Thanks fluff, it's a bit like an 'olympic medal'......


----------



## Selk67U2 (May 5, 2008)

*Oooo, how lovely Angeli, congrats to you. Any pikkies, lol ?*


----------



## Sungold-Bengals (Mar 10, 2008)

Angeli said:


> Thanks fluff, it's a bit like an 'olympic medal'......

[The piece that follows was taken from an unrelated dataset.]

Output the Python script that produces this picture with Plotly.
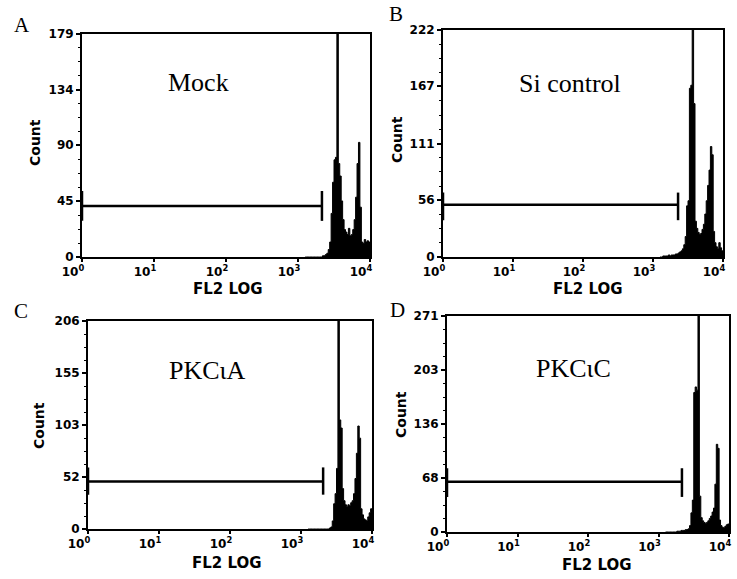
import plotly.graph_objects as go

# ---------------- data ----------------
# left edges of histogram channels, in log10(FL2) units
bin_edges_log = [3.10, 3.12, 3.14, 3.16, 3.18, 3.20, 3.22, 3.24, 3.26, 3.28,
                 3.30, 3.32, 3.34, 3.36, 3.38, 3.40, 3.42, 3.44, 3.46, 3.48,
                 3.50, 3.52, 3.54, 3.56, 3.58, 3.60, 3.62, 3.64, 3.66, 3.68,
                 3.70, 3.72, 3.74, 3.76, 3.78, 3.80, 3.82, 3.84, 3.86, 3.88,
                 3.90, 3.92, 3.94, 3.96, 3.98]
bin_end_log = 4.0

counts_mock = [0, 0, 0, 0, 0, 0, 0, 0, 0, 0,
               0, 0, 1, 1, 2, 3, 6, 12, 35, 60,
               78, 80, 260, 75, 65, 45, 30, 22, 20, 18,
               23, 17, 18, 22, 30, 48, 75, 92, 40, 12,
               11, 14, 12, 13, 12]
counts_sicontrol = [0, 0, 1, 1, 1, 1, 2, 1, 2, 2,
                    2, 3, 3, 4, 5, 6, 8, 12, 20, 50,
                    55, 165, 168, 270, 150, 35, 28, 24, 22, 23,
                    27, 32, 42, 55, 70, 85, 108, 100, 25, 14,
                    10, 8, 14, 9, 6]
counts_pkca = [0, 0, 0, 0, 0, 0, 0, 0, 0, 0,
               0, 0, 0, 0, 0, 1, 2, 8, 25, 35,
               60, 260, 108, 100, 40, 28, 24, 22, 24, 23,
               26, 28, 35, 50, 75, 102, 90, 20, 14, 10,
               9, 8, 12, 16, 20]
counts_pkcc = [0, 0, 0, 0, 0, 0, 0, 0, 1, 1,
               1, 2, 2, 2, 3, 3, 4, 8, 24, 40,
               175, 182, 178, 300, 45, 18, 14, 12, 11, 12,
               14, 17, 20, 25, 30, 60, 110, 105, 15, 8,
               6, 5, 7, 9, 10]

panel_letters = ["A", "B", "C", "D"]
panel_names = ["Mock", "Si control", "PKC\u03b9A", "PKC\u03b9C"]
y_maxima = [179, 222, 206, 271]
y_tick_values = [[0, 45, 90, 134, 179],
                 [0, 56, 111, 167, 222],
                 [0, 52, 103, 155, 206],
                 [0, 68, 136, 203, 271]]
x_tick_values = [1, 10, 100, 1000, 10000]
x_tick_labels = ["10<sup>0</sup>", "10<sup>1</sup>", "10<sup>2</sup>",
                 "10<sup>3</sup>", "10<sup>4</sup>"]
gate_start = [1, 1, 1, 1]
gate_end = [2150, 2280, 2050, 2150]
gate_level = [41, 51, 47, 63]
gate_tick_low = [29, 36, 34, 44]
gate_tick_high = [53, 63, 61, 80]
all_counts = [counts_mock, counts_sicontrol, counts_pkca, counts_pkcc]

# ---------------- layout (pixels) ----------------
W, H = 737, 579
# plot-area boxes: x0, x1, y0(top), y1(bottom)
boxes = [(82, 370, 34, 257), (443, 723, 30, 257),
         (88, 372, 321, 529), (447, 729, 316, 532)]
letter_pos = [(22, 25), (396, 14), (21, 311), (397, 310)]
name_pos = [(198, 82), (570, 83), (207, 370), (573, 368)]
count_pos = [(35, 143), (397, 140), (39, 426), (401, 415)]
fl2_pos = [(228, 289), (588, 289), (227, 563), (597, 565)]

def px(x):
    return x / W

def py(y):
    return 1 - y / H

fig = go.Figure()
tick_font = dict(family="DejaVu Sans", size=12, color="black", weight="bold")

for i in range(4):
    n = "" if i == 0 else str(i + 1)
    xa, ya = "x" + n, "y" + n
    xs = [10 ** e for e in bin_edges_log] + [10 ** bin_end_log]
    ys = all_counts[i] + [all_counts[i][-1]]
    fig.add_trace(go.Scatter(
        x=xs, y=ys, xaxis=xa, yaxis=ya, mode="lines",
        line=dict(shape="hv", color="black", width=1),
        fill="tozeroy", fillcolor="black", showlegend=False, hoverinfo="skip"))
    gx = [gate_start[i], gate_end[i], None,
          gate_start[i], gate_start[i], None,
          gate_end[i], gate_end[i]]
    gy = [gate_level[i], gate_level[i], None,
          gate_tick_low[i], gate_tick_high[i], None,
          gate_tick_low[i], gate_tick_high[i]]
    fig.add_trace(go.Scatter(
        x=gx, y=gy, xaxis=xa, yaxis=ya, mode="lines",
        line=dict(color="black", width=2.5), showlegend=False,
        hoverinfo="skip", cliponaxis=False))

    x0, x1, yt, yb = boxes[i]
    fig.layout["xaxis" + n] = dict(
        type="log", range=[0, 4], domain=[px(x0), px(x1)], anchor=ya,
        tickvals=x_tick_values, ticktext=x_tick_labels, automargin=False,
        ticklabelshift=-9, ticklabeloverflow="allow",
        showline=True, mirror=True, linecolor="black", linewidth=2,
        ticks="outside", ticklen=3, tickwidth=1.5, tickcolor="black",
        showgrid=False, zeroline=False, tickfont=tick_font)
    fig.layout["yaxis" + n] = dict(
        range=[0, y_maxima[i]], domain=[py(yb), py(yt)], anchor=xa,
        tickvals=y_tick_values[i], showline=True, mirror=True, automargin=False,
        linecolor="black", linewidth=2, ticks="outside", ticklen=4,
        tickwidth=1.5, tickcolor="black", showgrid=False, zeroline=False,
        minor=dict(tick0=0, dtick=y_maxima[i] / 16, ticks="outside",
                   ticklen=2, tickwidth=1, tickcolor="black"),
        tickfont=tick_font)

annotations = []
for i in range(4):
    lx, ly = letter_pos[i]
    annotations.append(dict(
        x=px(lx), y=py(ly), xref="paper", yref="paper", text=panel_letters[i],
        showarrow=False, xanchor="center", yanchor="middle",
        font=dict(family="Liberation Serif", size=21, color="black")))
    nx, ny = name_pos[i]
    annotations.append(dict(
        x=px(nx), y=py(ny), xref="paper", yref="paper", text=panel_names[i],
        showarrow=False, xanchor="center", yanchor="middle",
        font=dict(family="Liberation Serif", size=26, color="black")))
    cx, cy = count_pos[i]
    annotations.append(dict(
        x=px(cx), y=py(cy), xref="paper", yref="paper", text="Count",
        showarrow=False, xanchor="center", yanchor="middle", textangle=-90,
        font=dict(family="DejaVu Sans", size=14, color="black", weight="bold")))
    fx, fy = fl2_pos[i]
    annotations.append(dict(
        x=px(fx), y=py(fy), xref="paper", yref="paper", text="FL2 LOG",
        showarrow=False, xanchor="center", yanchor="middle",
        font=dict(family="DejaVu Sans", size=15, color="black", weight="bold")))

fig.update_layout(
    width=W, height=H, margin=dict(l=0, r=0, t=0, b=0, autoexpand=False),
    paper_bgcolor="white", plot_bgcolor="white",
    annotations=annotations, showlegend=False)

fig.write_html(
    "out.html", config={"displayModeBar": False},
    post_script="document.body.style.margin='0px';document.body.style.overflow='hidden';")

That's is fabulous - will you wear it shopping


----------



## Angeli (Jun 2, 2008)

Sungold-Bengals said:


> That's is fabulous - will you wear it shopping


 The only thing I can think it might be useful for is an Xtra large ID disc on a cat collar.


----------



## Jen26 (Apr 22, 2008)

well done on your medal, you could hang it with pride on your christmas tree, or when you get another wear them as earings.

just a thought


----------



## Siamese Kelly (Jan 6, 2008)

Well done Angeli,Oooh ark at you and yours with ya medal...i'm sure it'll go lovely on the wall with your rosettes and you'll enjoy polishing it too


----------



## storm (Aug 25, 2008)

Well done i bet you are very happy,i would be


----------



## Saynamore (Feb 28, 2008)

Many congratulations Angelina  Is it a Champion medal? I know some people that mount their medals in picture frames and mount them on the wall. You could start off with a small frame and as you get more, as I'm sure you will, add to the frame or get a bigger one


----------



## Angeli (Jun 2, 2008)

That's a good idea Chrissy.


----------